VMware tab on Fuel web UI requires additional UI control - dropdown list, which will hold names of nodes that were assigned compute-vmware role and special value controllers which means that service will be deployed on controller nodes. While there are no nodes with compute-vmware role, value controllers is the only option for dropdown list, it is considered as a sane default value. openstack.yaml will be extended with new metadata for target_node attribute in vmware_attributes section.

openstack.yaml
...
# target_node metadata definition
vmware_attributes_metadata:
  editable:
    metadata:
    ...
      name: "target_node"
      type: "select"
      label: "Target node"
      description: "Target node for nova-compute service"


# target_node definition
    ...
    value:
      availabitliy_zones:
        -
          az_name: "vcenter"
          vcenter_host: ""
          ...
          target_node:
            options:
              - id: "controllers"
                label: "controllers"
              - id: "node-2"
                label: "Supermicro X9DRW"
            current:
              id "controllers"
              label: "controllers"

Nailgun should be able to serialize new attribute target_node and pass it into astute.yaml file:

/etc/astute.yaml
...
vcenter:
 computes:
 - datastore_regex: "openstack-.*"
   service_name: cluster1
   availability_zone_name: vcenter
   vc_cluster: Cluster1
   vc_host: 172.16.0.254
   vc_password: Qwer!1234
   vc_user: administrator@vsphere.local
   target_node: controllers
 - datastore_regex: "openstack-.*"
   service_name: cluster2
   availability_zone_name: vcenter
   vc_cluster: Cluster2
   vc_host: 172.16.0.254
   vc_password: Qwer!1234
   vc_user: administrator@vsphere.local
   target_node: node-2

REST API impact

None.

Upgrade impact

None.

Security impact

None.

Notifications impact

None.

Other end user impact

User must be able to select on which nodes he wants to run nova-compute services. Actually he had to decide which nodes will manage by which clusters.

Performance Impact

None.

Plugin impact

None.

Other deployer impact

Ceilometer compute agent must be deployed on node with compute-vmware role in order to retrieve telemetry data if Ceilometer support was enabled.

Developer impact

Fuel web UI impact

Specification requires changes in Fuel web UI interface in order to provide desired user experience. Frontend code must also be able to fetch list of nodes with compute-vmware role in order to render their names in dropdown UI control.

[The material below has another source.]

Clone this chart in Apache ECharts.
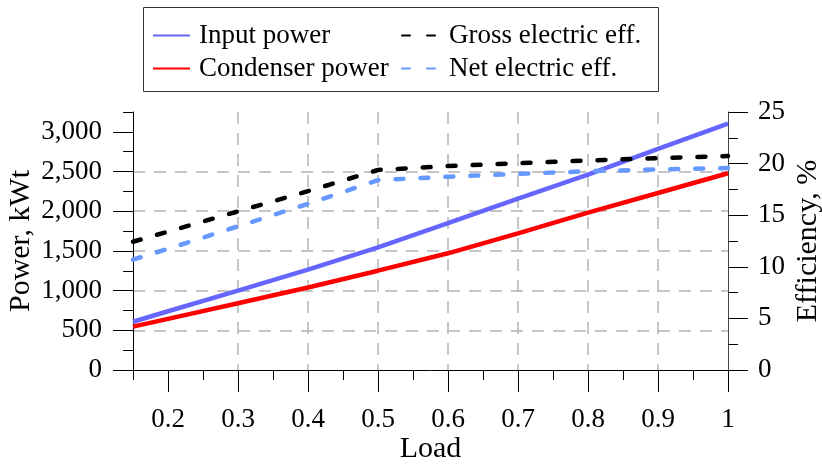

Controls on the VMware tab must not be locked after cluster is deployed to allow user add more vSphere clusters.

Nailgun impact

Deployment serializer must pass new attribute to orchestrator.

Ceilometer support impact

Fuel library ‘vmware’ module must deploy ceilometer compute agent on node with compute-vmware role if ceilometer support was enabled for OpenStack environment.

Infrastructure impact

None.

Implementation

Assignee(s)

Primary assignee:

Igor Zinovik <izinovik@mirantis.com>

Mandatory design review:

Andrey Danin <adanin@mirantis.com>

Sergii Golovatiuk <sgolovatiuk@mirantis.com>

Vitaly Kramskikh <vkramskikh@mirantis.com>

Evgeniy L <eli@mirantis.com>

Developers:

Nailgun

Andriy Popovich <apopovych@mirantis.com>

Fuel web UI

Anton Zemlyanov <azemlyanov@mirantis.com>

Fuel-library

Igor Zinovik <izinovik@mirantis.com>

Quality assurance

Oleksandr Kosse <okosse@mirantis.com>

Olesia Tsvigun <otsvigun@mirantis.com>

Work Items

  • [Nailgun] Add new role to Nailgun database
  • [Nailgun] Restrict combining compute-vmware with other roles
  • [Nailgun] Modify deployment serializer
  • [UI] Implement function that will fetch names of nodes with compute-vmware role
  • [UI] Implement dropdown UI control for nodes on the VMware tab
  • [UI] Allow controls on the VMware tab stay enabled after successful cluster deployment
  • [Fuel-library] Implement deployment task that will deploy nova-compute
  • [Fuel-library] Extend Fuel deployment graph with new task
  • [Fuel-library] Implement ceilometer compute agent deployment actions

Dependencies

None.

Testing

Following test cases must be implemented:

  • Cluster with nova-compute only on controllers
    • Create a cluster with vCenter support
    • Skip adding compute-vmware nodes
    • Deploy the cluster
  • Cluster with nova-compute on controllers and compute-vmware nodes
    • Create a cluster with vCenter support
    • Add one compute-vmware node
    • Assign vSphere cluster to compute-vmware node
    • Assign vSphere cluster to controllers
    • Deploy the cluster
  • Ceilometer enabled cluster with nova-compute on controllers and compute-vmware nodes
  • Compute-vmware node failover test
    • Cluster with nova-compute on compute-vmware node which is a VMware virtual machine
    • Power off host on which compute-vmware node is running
    • Wait till virtual machine is restarted by VMware HA
    • Verify cluster functionality
  • Cluster with nova-compute only on compute-vmware nodes
    • Create a cluster with vCenter support
    • Add compute-vmware nodes; amount of nodes must be equal to number of vSphere clusters
    • Assign vSphere clusters to compute-vmware nodes
    • Deploy cluster
  • Add vSphere cluster to deployed and running OpenStack environment with nova-computes running only on controllers
  • Add vSphere cluster to deployed and running OpenStack environment with nova-computes running on controllers and compute-vmware nodes
  • Add vSphere cluster to deployed and running OpenStack environment with nova-computes running only on compute-vmware nodes

Acceptance criteria

User can deploy nova-compute service on node with compute-vmware role.

Documentation Impact

Documentation must describe new role, what problems it solves, what limitations are related to new role.